Stored data:
○ ○ ○ ○ ○

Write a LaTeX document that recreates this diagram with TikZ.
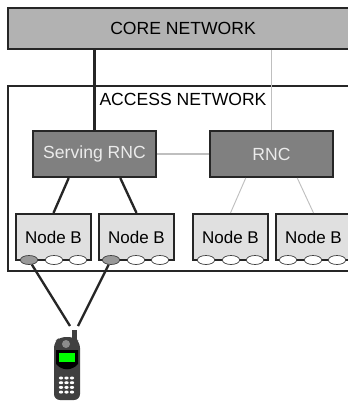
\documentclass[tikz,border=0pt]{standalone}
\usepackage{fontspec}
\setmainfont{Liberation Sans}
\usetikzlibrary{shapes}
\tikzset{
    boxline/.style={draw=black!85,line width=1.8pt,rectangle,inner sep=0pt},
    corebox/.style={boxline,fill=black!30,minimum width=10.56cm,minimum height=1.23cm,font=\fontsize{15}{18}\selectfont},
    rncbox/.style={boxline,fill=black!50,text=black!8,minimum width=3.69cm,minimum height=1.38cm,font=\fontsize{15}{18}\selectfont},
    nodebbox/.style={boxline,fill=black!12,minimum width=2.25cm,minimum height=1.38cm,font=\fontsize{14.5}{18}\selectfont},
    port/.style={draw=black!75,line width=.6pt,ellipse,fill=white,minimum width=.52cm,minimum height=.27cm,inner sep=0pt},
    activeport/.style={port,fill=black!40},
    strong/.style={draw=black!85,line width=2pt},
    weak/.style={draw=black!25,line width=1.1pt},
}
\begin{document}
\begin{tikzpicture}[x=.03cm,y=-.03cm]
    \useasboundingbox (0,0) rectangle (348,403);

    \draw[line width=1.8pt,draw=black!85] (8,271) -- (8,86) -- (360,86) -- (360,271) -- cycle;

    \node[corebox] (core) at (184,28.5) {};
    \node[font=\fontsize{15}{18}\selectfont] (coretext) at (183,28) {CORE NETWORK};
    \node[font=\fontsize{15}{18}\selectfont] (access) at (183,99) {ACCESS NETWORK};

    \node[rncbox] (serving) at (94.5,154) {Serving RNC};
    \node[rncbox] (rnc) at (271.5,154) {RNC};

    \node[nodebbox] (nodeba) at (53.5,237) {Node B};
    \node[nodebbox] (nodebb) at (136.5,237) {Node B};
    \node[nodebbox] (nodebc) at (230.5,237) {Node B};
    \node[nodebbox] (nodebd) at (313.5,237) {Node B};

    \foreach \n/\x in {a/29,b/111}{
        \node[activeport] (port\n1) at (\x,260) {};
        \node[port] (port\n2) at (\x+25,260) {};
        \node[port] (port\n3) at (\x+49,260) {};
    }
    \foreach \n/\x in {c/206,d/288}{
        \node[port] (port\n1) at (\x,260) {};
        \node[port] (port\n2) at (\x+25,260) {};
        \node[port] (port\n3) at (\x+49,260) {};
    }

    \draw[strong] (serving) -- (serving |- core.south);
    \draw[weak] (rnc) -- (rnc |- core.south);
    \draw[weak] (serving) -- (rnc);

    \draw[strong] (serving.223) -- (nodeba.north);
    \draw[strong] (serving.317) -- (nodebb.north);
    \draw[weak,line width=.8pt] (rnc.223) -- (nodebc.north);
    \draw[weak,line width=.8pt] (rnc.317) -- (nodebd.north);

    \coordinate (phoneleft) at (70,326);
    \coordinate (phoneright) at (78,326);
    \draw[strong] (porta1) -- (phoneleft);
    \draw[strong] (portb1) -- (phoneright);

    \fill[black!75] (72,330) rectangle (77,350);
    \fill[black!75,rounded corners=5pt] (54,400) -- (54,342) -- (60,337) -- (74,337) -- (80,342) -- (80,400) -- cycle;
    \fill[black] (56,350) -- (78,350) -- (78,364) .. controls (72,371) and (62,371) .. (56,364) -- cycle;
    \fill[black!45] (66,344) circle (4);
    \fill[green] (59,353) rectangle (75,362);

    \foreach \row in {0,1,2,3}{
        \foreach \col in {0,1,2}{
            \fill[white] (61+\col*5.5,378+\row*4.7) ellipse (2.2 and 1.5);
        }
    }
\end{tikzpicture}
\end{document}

○ ○ ○ ○ ○

Exercise objective:
All of the lines above should be printed exactly, minus the pictures.

Answer:
Write a LaTeX document that recreates this diagram with TikZ.
\documentclass[tikz,border=0pt]{standalone}
\usepackage{fontspec}
\setmainfont{Liberation Sans}
\usetikzlibrary{shapes}
\tikzset{
    boxline/.style={draw=black!85,line width=1.8pt,rectangle,inner sep=0pt},
    corebox/.style={boxline,fill=black!30,minimum width=10.56cm,minimum height=1.23cm,font=\fontsize{15}{18}\selectfont},
    rncbox/.style={boxline,fill=black!50,text=black!8,minimum width=3.69cm,minimum height=1.38cm,font=\fontsize{15}{18}\selectfont},
    nodebbox/.style={boxline,fill=black!12,minimum width=2.25cm,minimum height=1.38cm,font=\fontsize{14.5}{18}\selectfont},
    port/.style={draw=black!75,line width=.6pt,ellipse,fill=white,minimum width=.52cm,minimum height=.27cm,inner sep=0pt},
    activeport/.style={port,fill=black!40},
    strong/.style={draw=black!85,line width=2pt},
    weak/.style={draw=black!25,line width=1.1pt},
}
\begin{document}
\begin{tikzpicture}[x=.03cm,y=-.03cm]
    \useasboundingbox (0,0) rectangle (348,403);

    \draw[line width=1.8pt,draw=black!85] (8,271) -- (8,86) -- (360,86) -- (360,271) -- cycle;

    \node[corebox] (core) at (184,28.5) {};
    \node[font=\fontsize{15}{18}\selectfont] (coretext) at (183,28) {CORE NETWORK};
    \node[font=\fontsize{15}{18}\selectfont] (access) at (183,99) {ACCESS NETWORK};

    \node[rncbox] (serving) at (94.5,154) {Serving RNC};
    \node[rncbox] (rnc) at (271.5,154) {RNC};

    \node[nodebbox] (nodeba) at (53.5,237) {Node B};
    \node[nodebbox] (nodebb) at (136.5,237) {Node B};
    \node[nodebbox] (nodebc) at (230.5,237) {Node B};
    \node[nodebbox] (nodebd) at (313.5,237) {Node B};

    \foreach \n/\x in {a/29,b/111}{
        \node[activeport] (port\n1) at (\x,260) {};
        \node[port] (port\n2) at (\x+25,260) {};
        \node[port] (port\n3) at (\x+49,260) {};
    }
    \foreach \n/\x in {c/206,d/288}{
        \node[port] (port\n1) at (\x,260) {};
        \node[port] (port\n2) at (\x+25,260) {};
        \node[port] (port\n3) at (\x+49,260) {};
    }

    \draw[strong] (serving) -- (serving |- core.south);
    \draw[weak] (rnc) -- (rnc |- core.south);
    \draw[weak] (serving) -- (rnc);

    \draw[strong] (serving.223) -- (nodeba.north);
    \draw[strong] (serving.317) -- (nodebb.north);
    \draw[weak,line width=.8pt] (rnc.223) -- (nodebc.north);
    \draw[weak,line width=.8pt] (rnc.317) -- (nodebd.north);

    \coordinate (phoneleft) at (70,326);
    \coordinate (phoneright) at (78,326);
    \draw[strong] (porta1) -- (phoneleft);
    \draw[strong] (portb1) -- (phoneright);

    \fill[black!75] (72,330) rectangle (77,350);
    \fill[black!75,rounded corners=5pt] (54,400) -- (54,342) -- (60,337) -- (74,337) -- (80,342) -- (80,400) -- cycle;
    \fill[black] (56,350) -- (78,350) -- (78,364) .. controls (72,371) and (62,371) .. (56,364) -- cycle;
    \fill[black!45] (66,344) circle (4);
    \fill[green] (59,353) rectangle (75,362);

    \foreach \row in {0,1,2,3}{
        \foreach \col in {0,1,2}{
            \fill[white] (61+\col*5.5,378+\row*4.7) ellipse (2.2 and 1.5);
        }
    }
\end{tikzpicture}
\end{document}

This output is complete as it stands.